В дальнейшем (с 1941 года, при слиянии с оперной студией Станиславского) Музыкальная студия отделилась от основного театра и стала называться Московский академический музыкальный театр имени К. С. Станиславского и Вл. И. Немировича-Данченко, но в то время ещё именовалась студией, затем Музыкальный театр им. Немировича-Данченко, где в течение 1927—1936 гг. Мордвинов работал в качестве режиссёра-постановщика, причем с 1930 года занял пост заведующего художественной частью и главного режиссёра. Он ставил и драматические постановки, и музыкальные, все более отдавая предпочтение музыкальному театру. В это же время, с 1927 года, он начинает педагогическую работу, ведет курс оперного отделения в ЦЕТЕТИСе (ГИТИС)[1].

В 1933 году в штат театра был временно включен балетный коллектив «Московский Художественный балет» под руководством балерины Большого театра В. В. Кригер[6] (позже, с 1939 балетная труппа постоянно вошла в состав Музыкального театра им. Вл. И. Немировича-Данченко). С этой балетной труппой Мордвинов тоже осуществил ряд балетных спектаклей.

Постановки[6]:

В эти же годы Б. А. Мордвинов активно осваивает режиссуру опер на радио; на Всесоюзном радио в его постановке были записаны несколько опер, в том числе:

Большой театр: 1936—1940 гг.; главный режиссёр.
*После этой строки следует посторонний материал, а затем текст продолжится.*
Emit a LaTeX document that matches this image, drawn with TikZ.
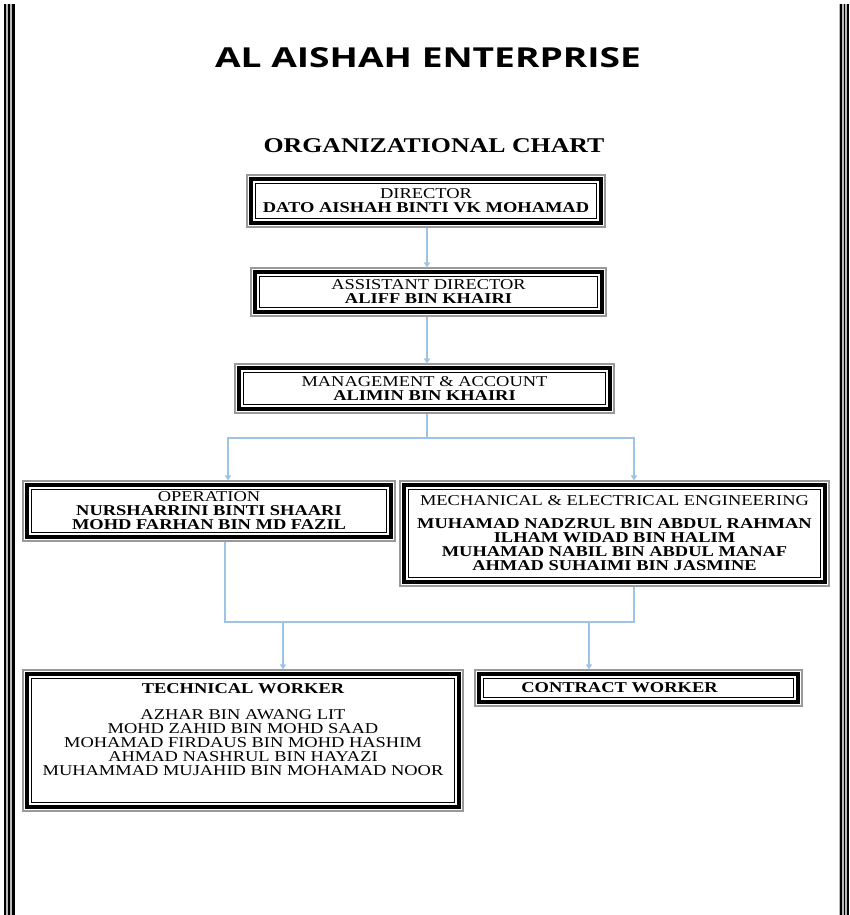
\documentclass[tikz,border=0pt]{standalone}
\usepackage{fontspec}
\setmainfont{Liberation Serif}
\newfontfamily\bxfont[FakeStretch=1.23]{Liberation Serif}
\newfontfamily\ttlfont[FakeStretch=1.35]{Open Sans}
\usetikzlibrary{arrows.meta,calc}
\definecolor{conn}{RGB}{157,195,230}
\newcommand\frm[1]{%
  \draw[line width=4pt] ([shift={(5pt,-5pt)}]#1.north west) rectangle ([shift={(-5pt,5pt)}]#1.south east);
  \draw[line width=1pt] ([shift={(8.8pt,-8.8pt)}]#1.north west) rectangle ([shift={(-8.8pt,8.8pt)}]#1.south east);}
\tikzset{
  box/.style={draw=gray!80, line width=1.1pt, inner sep=0pt, align=center,
    font=\bxfont\fontsize{15}{14}\selectfont},
  txt/.style={inner sep=0pt, align=center, font=\bxfont\fontsize{15}{14}\selectfont},
  line/.style={draw=conn, line width=2pt},
  arr/.style={line, -{Triangle[length=5pt,width=6pt]}},
}
\begin{document}
\begin{tikzpicture}[x=1pt,y=-1pt]
\useasboundingbox (0,0) rectangle (849,915);
\fill[white] (0,0) rectangle (849,915);
% page borders
\fill[gray!55] (4,4) rectangle (15.3,915);
\fill[black] (4,4) rectangle (6,915);
\fill[black] (8,4) rectangle (10,915);
\fill[black] (12,4) rectangle (15.3,915);
\fill[gray!55] (838.8,4) rectangle (848.8,915);
\fill[black] (840,4) rectangle (842.3,915);
\fill[black] (843.5,4) rectangle (845.3,915);
\fill[black] (846.5,4) rectangle (848.8,915);
% titles
\node[anchor=base, inner sep=0pt, font=\ttlfont\bfseries\fontsize{27.5}{27.5}\selectfont] (title) at (428,68) {AL AISHAH ENTERPRISE};
\node[anchor=base, inner sep=0pt, font=\bxfont\bfseries\fontsize{21}{21}\selectfont] (sub) at (434,152) {ORGANIZATIONAL CHART};
% boxes
\node[box, minimum width=358pt, minimum height=52pt] (dir) at (426,201)
  {\fontsize{15}{17}\selectfont DIRECTOR\\{\bfseries DATO AISHAH BINTI VK MOHAMAD}};
\node[box, minimum width=355pt, minimum height=48pt] (asst) at (428.5,292)
  {\fontsize{15}{15}\selectfont ASSISTANT DIRECTOR\\{\bfseries ALIFF BIN KHAIRI}};
\node[box, minimum width=379pt, minimum height=49pt] (mgmt) at (424.5,388.5)
  {MANAGEMENT \& ACCOUNT\\{\bfseries ALIMIN BIN KHAIRI}};
\node[box, minimum width=372pt, minimum height=60pt] (op) at (209,511)
  {OPERATION\\{\bfseries NURSHARRINI BINTI SHAARI}\\{\bfseries MOHD FARHAN BIN MD FAZIL}};
\node[box, minimum width=429pt, minimum height=105pt] (mech) at (614.5,533.5)
  {MECHANICAL \& ELECTRICAL ENGINEERING\\[9pt]{\bfseries MUHAMAD NADZRUL BIN ABDUL RAHMAN}\\{\bfseries ILHAM WIDAD BIN HALIM}\\{\bfseries MUHAMAD NABIL BIN ABDUL MANAF}\\{\bfseries AHMAD SUHAIMI BIN JASMINE}};
\node[box, minimum width=440pt, minimum height=141pt] (tech) at (243,740.5) {};
\node[txt] (techtxt) at ([yshift=11pt]tech.center)
  {{\bfseries TECHNICAL WORKER}\\[12pt]AZHAR BIN AWANG LIT\\MOHD ZAHID BIN MOHD SAAD\\MOHAMAD FIRDAUS BIN MOHD HASHIM\\AHMAD NASHRUL BIN HAYAZI\\MUHAMMAD MUJAHID BIN MOHAMAD NOOR};
\node[box, minimum width=327pt, minimum height=36pt] (contract) at (638.5,688) {};
\node[txt, font=\bxfont\bfseries\fontsize{15}{14}\selectfont] (contxt) at ([xshift=-19pt]contract.center) {CONTRACT WORKER};
\frm{dir}\frm{asst}\frm{mgmt}\frm{op}\frm{mech}\frm{tech}\frm{contract}
% connectors
\coordinate (a) at (427,0);
\draw[arr] (dir.south -| a) -- (asst.north -| a);
\draw[arr] (asst.south -| a) -- (mgmt.north -| a);
\coordinate (jt) at (427,438);
\coordinate (opin) at (228,438);
\coordinate (mechin) at (634,438);
\draw[line] (mgmt.south -| jt) -- (jt);
\draw[arr] (jt) -- (opin) -- (op.north -| opin);
\draw[arr] (jt) -- (mechin) -- (mech.north -| mechin);
\coordinate (jl) at (225,622);
\coordinate (jr) at (634,622);
\draw[line] (op.south -| jl) -- (jl) -- (jr) -- (mech.south -| jr);
\coordinate (t1) at (283,622);
\coordinate (t2) at (589,622);
\draw[arr] (t1) -- (tech.north -| t1);
\draw[arr] (t2) -- (contract.north -| t2);
\end{tikzpicture}
\end{document}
Поставил оперы и балеты:

К этому времени Мордвинов уже был преподавателем Московской консерватории (с 1935 года), руководителем кафедры сценического мастерства (с 1939 профессор)[1].

Б. А. Мордвинов готовился к следующим постановкам, однако 15 мая 1940 года был арестован органами НКВД и спустя почти год, 12 апреля 1941 года был приговорён Особым совещанием к трём годам исправительно-трудовых работ по обвинению в шпионской связи с женой военачальника Г. И. Кулика (согласно справке НКВД, в ходе следствия «в наличии преступного характера встреч с Кулик К. И. виновным себя не признал, но не отрицал самого факта этих встреч и их конспиративный характер»)[9]. В мемуарах, помимо этого, фигурирует, со слов самого Мордвинова, и другой эпизод:

В числе вздорных обвинений, предъявленных ему следователем, было и такое. Когда была опубликована новелла Горького «Девушка и Смерть», Сталин изрек: «Эта штука посильнее, чем „Фауст“ Гете». Оценка «вождя всех народов» была немедленно подхвачена и запечатлена в литературоведческих анналах как мудрейшее изречение. Борис Аркадьевич однажды высказал вслух сомнение в справедливости подобной оценки. Высказал неосторожно и с юмором. Об этом, конечно, донесли. И это было определено, как контрреволюционный подрыв авторитета вождя[10].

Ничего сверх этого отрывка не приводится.